What to produce: Can you copy out the data exactly? Leave the images out.

[START]

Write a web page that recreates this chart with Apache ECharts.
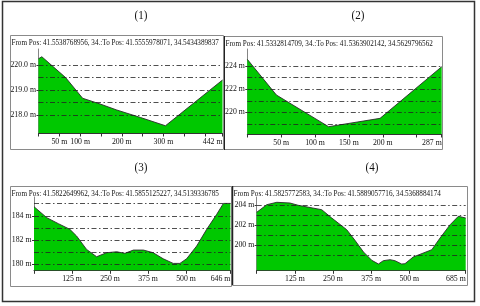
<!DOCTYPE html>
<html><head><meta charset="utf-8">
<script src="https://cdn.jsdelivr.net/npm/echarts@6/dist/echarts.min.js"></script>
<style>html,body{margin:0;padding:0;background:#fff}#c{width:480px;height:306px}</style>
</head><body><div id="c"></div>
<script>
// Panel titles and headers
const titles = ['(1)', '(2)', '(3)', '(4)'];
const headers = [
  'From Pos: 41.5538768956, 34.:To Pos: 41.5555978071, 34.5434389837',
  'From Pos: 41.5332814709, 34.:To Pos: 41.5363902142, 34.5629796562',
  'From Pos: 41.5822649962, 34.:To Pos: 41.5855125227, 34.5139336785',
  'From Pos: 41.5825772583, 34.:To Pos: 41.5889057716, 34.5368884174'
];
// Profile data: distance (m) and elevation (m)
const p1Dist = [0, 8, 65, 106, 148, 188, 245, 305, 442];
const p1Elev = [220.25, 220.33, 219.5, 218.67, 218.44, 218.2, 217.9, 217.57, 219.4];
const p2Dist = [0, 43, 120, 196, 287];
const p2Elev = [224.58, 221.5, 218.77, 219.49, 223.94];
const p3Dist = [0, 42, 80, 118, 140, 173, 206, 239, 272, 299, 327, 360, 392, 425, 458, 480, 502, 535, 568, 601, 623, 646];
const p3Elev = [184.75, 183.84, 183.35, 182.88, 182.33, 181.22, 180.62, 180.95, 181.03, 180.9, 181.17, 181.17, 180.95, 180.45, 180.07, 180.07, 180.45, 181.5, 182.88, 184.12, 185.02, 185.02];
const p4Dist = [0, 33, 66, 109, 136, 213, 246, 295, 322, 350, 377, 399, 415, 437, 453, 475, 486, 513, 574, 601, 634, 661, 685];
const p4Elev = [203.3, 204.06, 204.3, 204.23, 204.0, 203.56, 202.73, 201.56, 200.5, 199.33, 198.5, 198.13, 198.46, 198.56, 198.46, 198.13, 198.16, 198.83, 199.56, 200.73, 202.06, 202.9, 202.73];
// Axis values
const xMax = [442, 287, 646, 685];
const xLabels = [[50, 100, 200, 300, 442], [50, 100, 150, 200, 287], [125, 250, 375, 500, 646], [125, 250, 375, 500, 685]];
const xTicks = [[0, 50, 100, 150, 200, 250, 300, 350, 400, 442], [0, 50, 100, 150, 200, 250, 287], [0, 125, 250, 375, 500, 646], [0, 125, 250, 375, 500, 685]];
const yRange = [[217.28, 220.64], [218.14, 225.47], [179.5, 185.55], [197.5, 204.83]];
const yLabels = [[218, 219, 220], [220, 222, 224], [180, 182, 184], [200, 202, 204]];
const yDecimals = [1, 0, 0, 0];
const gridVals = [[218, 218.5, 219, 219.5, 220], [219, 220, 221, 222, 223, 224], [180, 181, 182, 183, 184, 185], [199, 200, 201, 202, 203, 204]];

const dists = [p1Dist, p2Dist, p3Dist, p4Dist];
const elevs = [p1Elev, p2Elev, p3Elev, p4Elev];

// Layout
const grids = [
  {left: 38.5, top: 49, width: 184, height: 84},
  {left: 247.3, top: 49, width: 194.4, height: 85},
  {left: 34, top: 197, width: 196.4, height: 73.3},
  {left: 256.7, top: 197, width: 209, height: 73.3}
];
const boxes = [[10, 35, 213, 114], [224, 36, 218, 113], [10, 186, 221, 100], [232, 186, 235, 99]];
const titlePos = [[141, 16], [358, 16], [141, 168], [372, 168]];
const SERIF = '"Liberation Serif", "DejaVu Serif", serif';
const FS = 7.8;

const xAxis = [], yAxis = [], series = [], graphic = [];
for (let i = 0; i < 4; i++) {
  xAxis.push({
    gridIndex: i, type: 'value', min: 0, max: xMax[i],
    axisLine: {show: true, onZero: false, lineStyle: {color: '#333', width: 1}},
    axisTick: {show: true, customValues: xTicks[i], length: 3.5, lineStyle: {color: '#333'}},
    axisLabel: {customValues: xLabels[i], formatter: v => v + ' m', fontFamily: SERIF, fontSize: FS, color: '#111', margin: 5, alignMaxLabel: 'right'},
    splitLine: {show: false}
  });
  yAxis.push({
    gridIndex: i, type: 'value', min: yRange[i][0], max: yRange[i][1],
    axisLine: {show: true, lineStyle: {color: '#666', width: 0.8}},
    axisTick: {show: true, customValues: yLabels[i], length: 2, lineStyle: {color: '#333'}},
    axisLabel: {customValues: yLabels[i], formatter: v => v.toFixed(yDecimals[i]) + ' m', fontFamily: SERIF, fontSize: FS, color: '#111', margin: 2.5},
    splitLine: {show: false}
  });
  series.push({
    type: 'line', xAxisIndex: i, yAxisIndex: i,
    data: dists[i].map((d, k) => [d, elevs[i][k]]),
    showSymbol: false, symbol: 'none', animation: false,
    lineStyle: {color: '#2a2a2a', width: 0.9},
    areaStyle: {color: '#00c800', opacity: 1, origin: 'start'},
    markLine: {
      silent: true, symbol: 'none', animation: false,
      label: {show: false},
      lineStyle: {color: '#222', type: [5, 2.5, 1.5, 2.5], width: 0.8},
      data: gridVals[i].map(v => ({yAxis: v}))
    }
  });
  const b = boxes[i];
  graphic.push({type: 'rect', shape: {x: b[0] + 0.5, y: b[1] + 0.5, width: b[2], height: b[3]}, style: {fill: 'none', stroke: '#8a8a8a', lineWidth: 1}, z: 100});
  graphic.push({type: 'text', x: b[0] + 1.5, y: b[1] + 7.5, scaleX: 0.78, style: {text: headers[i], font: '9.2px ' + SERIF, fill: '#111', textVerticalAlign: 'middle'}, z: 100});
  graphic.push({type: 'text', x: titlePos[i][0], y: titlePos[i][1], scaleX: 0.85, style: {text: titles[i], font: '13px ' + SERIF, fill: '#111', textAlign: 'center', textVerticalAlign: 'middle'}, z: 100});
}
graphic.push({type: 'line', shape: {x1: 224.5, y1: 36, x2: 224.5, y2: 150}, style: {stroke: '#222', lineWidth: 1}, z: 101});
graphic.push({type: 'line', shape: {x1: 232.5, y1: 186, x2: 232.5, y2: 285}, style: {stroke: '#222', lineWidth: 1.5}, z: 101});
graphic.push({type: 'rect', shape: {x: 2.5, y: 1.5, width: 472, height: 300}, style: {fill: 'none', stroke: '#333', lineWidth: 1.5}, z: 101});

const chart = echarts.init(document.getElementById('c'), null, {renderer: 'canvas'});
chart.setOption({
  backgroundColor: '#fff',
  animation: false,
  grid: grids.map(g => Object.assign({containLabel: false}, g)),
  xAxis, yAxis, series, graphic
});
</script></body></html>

[END]

Answer in full:
Write a web page that recreates this chart with Apache ECharts.
<!DOCTYPE html>
<html><head><meta charset="utf-8">
<script src="https://cdn.jsdelivr.net/npm/echarts@6/dist/echarts.min.js"></script>
<style>html,body{margin:0;padding:0;background:#fff}#c{width:480px;height:306px}</style>
</head><body><div id="c"></div>
<script>
// Panel titles and headers
const titles = ['(1)', '(2)', '(3)', '(4)'];
const headers = [
  'From Pos: 41.5538768956, 34.:To Pos: 41.5555978071, 34.5434389837',
  'From Pos: 41.5332814709, 34.:To Pos: 41.5363902142, 34.5629796562',
  'From Pos: 41.5822649962, 34.:To Pos: 41.5855125227, 34.5139336785',
  'From Pos: 41.5825772583, 34.:To Pos: 41.5889057716, 34.5368884174'
];
// Profile data: distance (m) and elevation (m)
const p1Dist = [0, 8, 65, 106, 148, 188, 245, 305, 442];
const p1Elev = [220.25, 220.33, 219.5, 218.67, 218.44, 218.2, 217.9, 217.57, 219.4];
const p2Dist = [0, 43, 120, 196, 287];
const p2Elev = [224.58, 221.5, 218.77, 219.49, 223.94];
const p3Dist = [0, 42, 80, 118, 140, 173, 206, 239, 272, 299, 327, 360, 392, 425, 458, 480, 502, 535, 568, 601, 623, 646];
const p3Elev = [184.75, 183.84, 183.35, 182.88, 182.33, 181.22, 180.62, 180.95, 181.03, 180.9, 181.17, 181.17, 180.95, 180.45, 180.07, 180.07, 180.45, 181.5, 182.88, 184.12, 185.02, 185.02];
const p4Dist = [0, 33, 66, 109, 136, 213, 246, 295, 322, 350, 377, 399, 415, 437, 453, 475, 486, 513, 574, 601, 634, 661, 685];
const p4Elev = [203.3, 204.06, 204.3, 204.23, 204.0, 203.56, 202.73, 201.56, 200.5, 199.33, 198.5, 198.13, 198.46, 198.56, 198.46, 198.13, 198.16, 198.83, 199.56, 200.73, 202.06, 202.9, 202.73];
// Axis values
const xMax = [442, 287, 646, 685];
const xLabels = [[50, 100, 200, 300, 442], [50, 100, 150, 200, 287], [125, 250, 375, 500, 646], [125, 250, 375, 500, 685]];
const xTicks = [[0, 50, 100, 150, 200, 250, 300, 350, 400, 442], [0, 50, 100, 150, 200, 250, 287], [0, 125, 250, 375, 500, 646], [0, 125, 250, 375, 500, 685]];
const yRange = [[217.28, 220.64], [218.14, 225.47], [179.5, 185.55], [197.5, 204.83]];
const yLabels = [[218, 219, 220], [220, 222, 224], [180, 182, 184], [200, 202, 204]];
const yDecimals = [1, 0, 0, 0];
const gridVals = [[218, 218.5, 219, 219.5, 220], [219, 220, 221, 222, 223, 224], [180, 181, 182, 183, 184, 185], [199, 200, 201, 202, 203, 204]];

const dists = [p1Dist, p2Dist, p3Dist, p4Dist];
const elevs = [p1Elev, p2Elev, p3Elev, p4Elev];

// Layout
const grids = [
  {left: 38.5, top: 49, width: 184, height: 84},
  {left: 247.3, top: 49, width: 194.4, height: 85},
  {left: 34, top: 197, width: 196.4, height: 73.3},
  {left: 256.7, top: 197, width: 209, height: 73.3}
];
const boxes = [[10, 35, 213, 114], [224, 36, 218, 113], [10, 186, 221, 100], [232, 186, 235, 99]];
const titlePos = [[141, 16], [358, 16], [141, 168], [372, 168]];
const SERIF = '"Liberation Serif", "DejaVu Serif", serif';
const FS = 7.8;

const xAxis = [], yAxis = [], series = [], graphic = [];
for (let i = 0; i < 4; i++) {
  xAxis.push({
    gridIndex: i, type: 'value', min: 0, max: xMax[i],
    axisLine: {show: true, onZero: false, lineStyle: {color: '#333', width: 1}},
    axisTick: {show: true, customValues: xTicks[i], length: 3.5, lineStyle: {color: '#333'}},
    axisLabel: {customValues: xLabels[i], formatter: v => v + ' m', fontFamily: SERIF, fontSize: FS, color: '#111', margin: 5, alignMaxLabel: 'right'},
    splitLine: {show: false}
  });
  yAxis.push({
    gridIndex: i, type: 'value', min: yRange[i][0], max: yRange[i][1],
    axisLine: {show: true, lineStyle: {color: '#666', width: 0.8}},
    axisTick: {show: true, customValues: yLabels[i], length: 2, lineStyle: {color: '#333'}},
    axisLabel: {customValues: yLabels[i], formatter: v => v.toFixed(yDecimals[i]) + ' m', fontFamily: SERIF, fontSize: FS, color: '#111', margin: 2.5},
    splitLine: {show: false}
  });
  series.push({
    type: 'line', xAxisIndex: i, yAxisIndex: i,
    data: dists[i].map((d, k) => [d, elevs[i][k]]),
    showSymbol: false, symbol: 'none', animation: false,
    lineStyle: {color: '#2a2a2a', width: 0.9},
    areaStyle: {color: '#00c800', opacity: 1, origin: 'start'},
    markLine: {
      silent: true, symbol: 'none', animation: false,
      label: {show: false},
      lineStyle: {color: '#222', type: [5, 2.5, 1.5, 2.5], width: 0.8},
      data: gridVals[i].map(v => ({yAxis: v}))
    }
  });
  const b = boxes[i];
  graphic.push({type: 'rect', shape: {x: b[0] + 0.5, y: b[1] + 0.5, width: b[2], height: b[3]}, style: {fill: 'none', stroke: '#8a8a8a', lineWidth: 1}, z: 100});
  graphic.push({type: 'text', x: b[0] + 1.5, y: b[1] + 7.5, scaleX: 0.78, style: {text: headers[i], font: '9.2px ' + SERIF, fill: '#111', textVerticalAlign: 'middle'}, z: 100});
  graphic.push({type: 'text', x: titlePos[i][0], y: titlePos[i][1], scaleX: 0.85, style: {text: titles[i], font: '13px ' + SERIF, fill: '#111', textAlign: 'center', textVerticalAlign: 'middle'}, z: 100});
}
graphic.push({type: 'line', shape: {x1: 224.5, y1: 36, x2: 224.5, y2: 150}, style: {stroke: '#222', lineWidth: 1}, z: 101});
graphic.push({type: 'line', shape: {x1: 232.5, y1: 186, x2: 232.5, y2: 285}, style: {stroke: '#222', lineWidth: 1.5}, z: 101});
graphic.push({type: 'rect', shape: {x: 2.5, y: 1.5, width: 472, height: 300}, style: {fill: 'none', stroke: '#333', lineWidth: 1.5}, z: 101});

const chart = echarts.init(document.getElementById('c'), null, {renderer: 'canvas'});
chart.setOption({
  backgroundColor: '#fff',
  animation: false,
  grid: grids.map(g => Object.assign({containLabel: false}, g)),
  xAxis, yAxis, series, graphic
});
</script></body></html>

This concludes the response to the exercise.